La déclaration la plus significative de Powell dans l'interview a été son attaque contre le Congrès pour ne pas avoir parlé de la tentative de coup d'État anticonstitutionnel de Trump, et encore moins de s’y être opposé. Il a déclaré:

Et plus troublant encore, le Congrès reste là et ne résiste en aucune façon à ce que fait le président...

J'ai regardé les sénateurs entrer dans la salle l'autre jour après que tout cela ait éclaté, les journalistes disaient: «Qu'avez-vous à dire, qu'avez-vous à dire?»

Ils n'avaient rien à dire.

Cela décrit avec précision la lâcheté et la complicité des deux grands partis du monde des affaires dans la conspiration actuelle contre les droits démocratiques qui est centrée à la Maison-Blanche. Le rôle le plus pernicieux est joué par le Parti démocrate, «l’opposition» officielle à Trump.

Pas un seul démocrate de premier plan – d’Obama, Clinton et Biden aux faux «progressistes» que sont Bernie Sanders, Elizabeth Warren et Alexandria Ocasio-Cortez – n’a averti le peuple américain des plans de coup d’État de Trump et sa cabale de fascistes à la Maison-Blanche.

Cela a continué dimanche. Parmi les démocrates interviewés lors des émissions de talk-show, dont le sénateur Cory Booker, la représentante Karen Bass, présidente du Congressional Black Caucus, et le représentant Val Demings, ancien chef de la police de Floride, qui figure sur la «liste restreinte» de Biden pour devenir son colistier, aucun d’entre eux n’a même mentionné le discours de Trump à la Maison-Blanche ni ses menaces d’imposer la loi martiale. Alors que l’armée examine ses options, le Parti démocrate lui permet de devenir l’arbitre des droits démocratiques du peuple.
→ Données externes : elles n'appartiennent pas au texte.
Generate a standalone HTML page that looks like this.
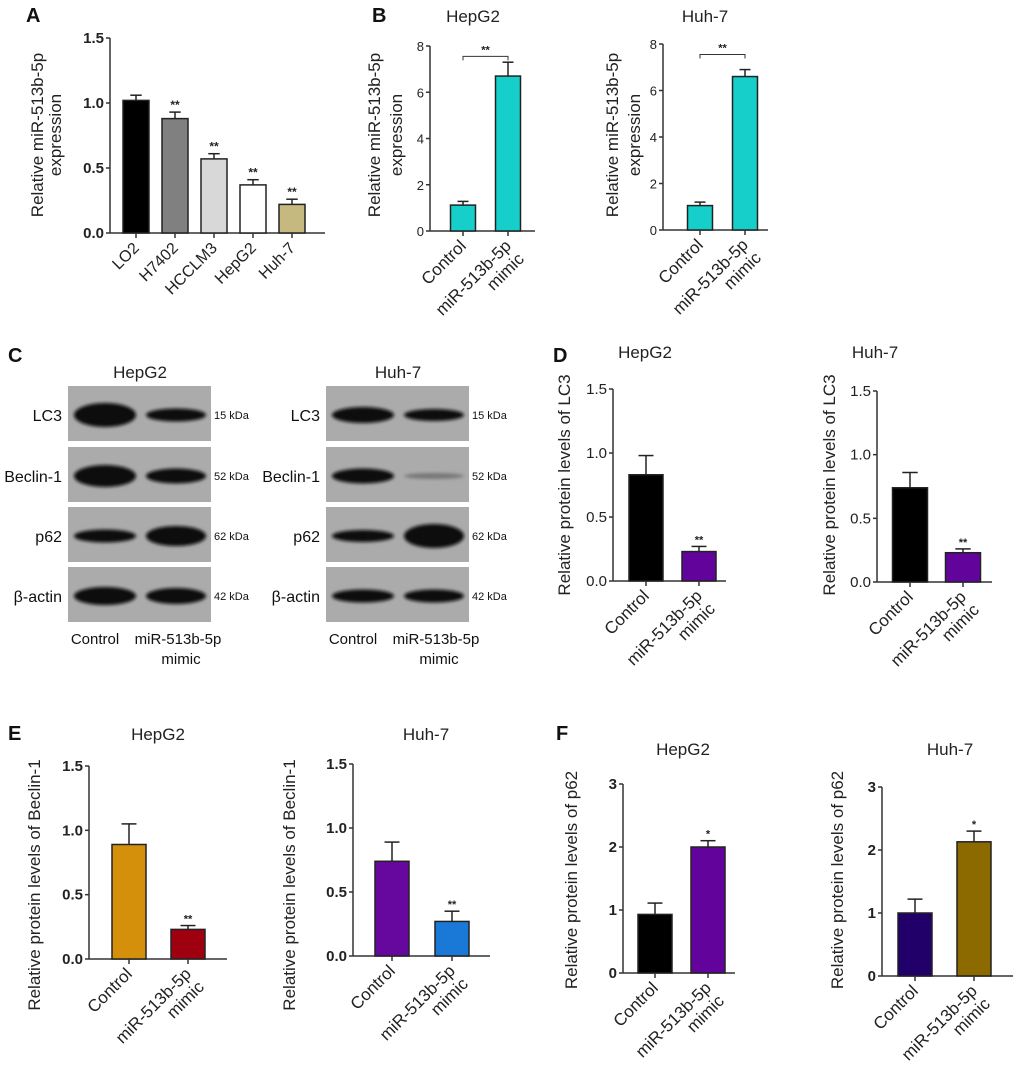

Les démocrates craignent autant que Trump et les républicains que les protestations multiraciales et multiethniques contre les violences policières n’encouragent un mouvement plus large de la classe ouvrière, elle qui se trouve déjà frappée par la mort et le chômage de masse résultant de la réponse officielle à la pandémie de coronavirus. Ce mouvement prendra des proportions révolutionnaires.